== RECORDS FOR THIS EXERCISE ==
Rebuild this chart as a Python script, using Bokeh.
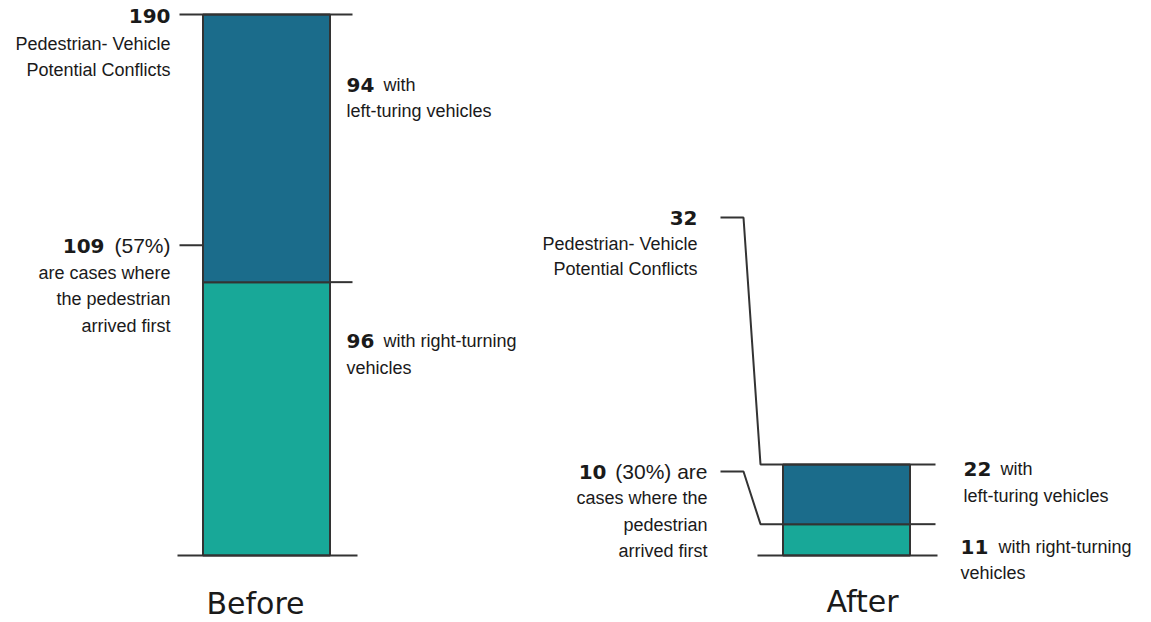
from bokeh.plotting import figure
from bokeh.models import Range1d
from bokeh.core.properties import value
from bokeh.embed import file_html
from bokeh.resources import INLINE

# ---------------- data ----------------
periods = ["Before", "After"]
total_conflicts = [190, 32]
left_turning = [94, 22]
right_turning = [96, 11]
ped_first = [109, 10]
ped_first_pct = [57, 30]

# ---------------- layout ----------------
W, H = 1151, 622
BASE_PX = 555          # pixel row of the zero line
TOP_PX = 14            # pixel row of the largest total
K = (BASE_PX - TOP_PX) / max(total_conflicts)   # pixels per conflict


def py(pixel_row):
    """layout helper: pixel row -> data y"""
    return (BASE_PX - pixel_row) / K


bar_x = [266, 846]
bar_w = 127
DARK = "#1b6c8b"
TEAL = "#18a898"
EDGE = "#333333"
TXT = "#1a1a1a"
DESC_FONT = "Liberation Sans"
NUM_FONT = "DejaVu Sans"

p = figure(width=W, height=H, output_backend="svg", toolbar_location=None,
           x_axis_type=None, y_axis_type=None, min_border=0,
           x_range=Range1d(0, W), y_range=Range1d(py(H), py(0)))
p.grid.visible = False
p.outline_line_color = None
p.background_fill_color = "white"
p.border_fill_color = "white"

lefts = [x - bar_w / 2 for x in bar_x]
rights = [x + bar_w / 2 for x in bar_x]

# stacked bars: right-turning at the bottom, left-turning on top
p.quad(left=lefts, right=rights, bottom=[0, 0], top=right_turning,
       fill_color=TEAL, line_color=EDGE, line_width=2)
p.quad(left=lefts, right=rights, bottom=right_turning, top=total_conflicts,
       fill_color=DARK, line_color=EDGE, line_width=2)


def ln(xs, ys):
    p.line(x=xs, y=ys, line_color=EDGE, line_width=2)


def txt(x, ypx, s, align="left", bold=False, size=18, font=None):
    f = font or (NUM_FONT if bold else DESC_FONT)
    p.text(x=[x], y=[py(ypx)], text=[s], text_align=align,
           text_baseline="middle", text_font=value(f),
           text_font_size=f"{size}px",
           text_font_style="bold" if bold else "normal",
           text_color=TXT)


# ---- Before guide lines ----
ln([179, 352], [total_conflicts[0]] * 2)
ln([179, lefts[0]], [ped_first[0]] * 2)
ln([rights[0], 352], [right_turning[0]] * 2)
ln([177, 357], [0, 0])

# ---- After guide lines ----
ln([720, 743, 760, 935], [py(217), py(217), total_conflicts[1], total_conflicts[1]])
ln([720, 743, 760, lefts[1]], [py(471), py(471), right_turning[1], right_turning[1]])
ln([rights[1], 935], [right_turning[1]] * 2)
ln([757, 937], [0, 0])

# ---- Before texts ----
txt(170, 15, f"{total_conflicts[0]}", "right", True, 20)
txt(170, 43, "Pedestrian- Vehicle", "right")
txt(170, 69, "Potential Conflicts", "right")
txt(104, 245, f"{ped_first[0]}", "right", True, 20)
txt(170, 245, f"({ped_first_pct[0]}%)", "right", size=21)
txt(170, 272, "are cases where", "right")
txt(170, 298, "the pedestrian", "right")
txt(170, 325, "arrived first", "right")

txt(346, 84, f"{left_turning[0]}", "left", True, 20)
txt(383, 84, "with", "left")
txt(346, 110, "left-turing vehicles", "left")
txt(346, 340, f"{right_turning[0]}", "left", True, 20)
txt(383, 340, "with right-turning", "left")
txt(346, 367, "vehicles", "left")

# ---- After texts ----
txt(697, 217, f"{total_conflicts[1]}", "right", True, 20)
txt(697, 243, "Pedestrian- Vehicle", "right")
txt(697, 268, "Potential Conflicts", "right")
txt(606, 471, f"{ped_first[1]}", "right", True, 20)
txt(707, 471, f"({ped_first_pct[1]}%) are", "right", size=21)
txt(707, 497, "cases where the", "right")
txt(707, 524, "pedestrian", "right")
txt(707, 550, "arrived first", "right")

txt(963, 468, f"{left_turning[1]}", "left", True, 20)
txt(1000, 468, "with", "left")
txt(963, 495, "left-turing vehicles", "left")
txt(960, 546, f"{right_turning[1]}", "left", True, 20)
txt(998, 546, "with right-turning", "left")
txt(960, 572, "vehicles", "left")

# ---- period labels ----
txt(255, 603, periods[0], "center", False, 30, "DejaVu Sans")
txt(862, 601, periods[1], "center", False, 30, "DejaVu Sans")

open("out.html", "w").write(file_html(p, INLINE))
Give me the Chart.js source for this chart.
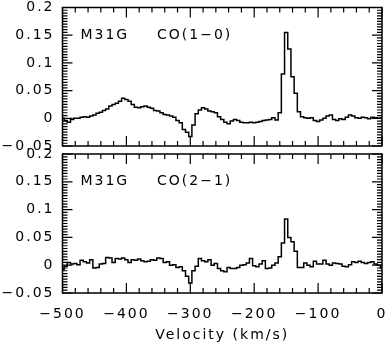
===
TASK GOAL →
Repeat, with no pictures, each line from the beginning of the data through the line containing "ped_first_pct = [57, 30]", inclusive.

EXERCISE RESULT →
Rebuild this chart as a Python script, using Bokeh.
from bokeh.plotting import figure
from bokeh.models import Range1d
from bokeh.core.properties import value
from bokeh.embed import file_html
from bokeh.resources import INLINE

# ---------------- data ----------------
periods = ["Before", "After"]
total_conflicts = [190, 32]
left_turning = [94, 22]
right_turning = [96, 11]
ped_first = [109, 10]
ped_first_pct = [57, 30]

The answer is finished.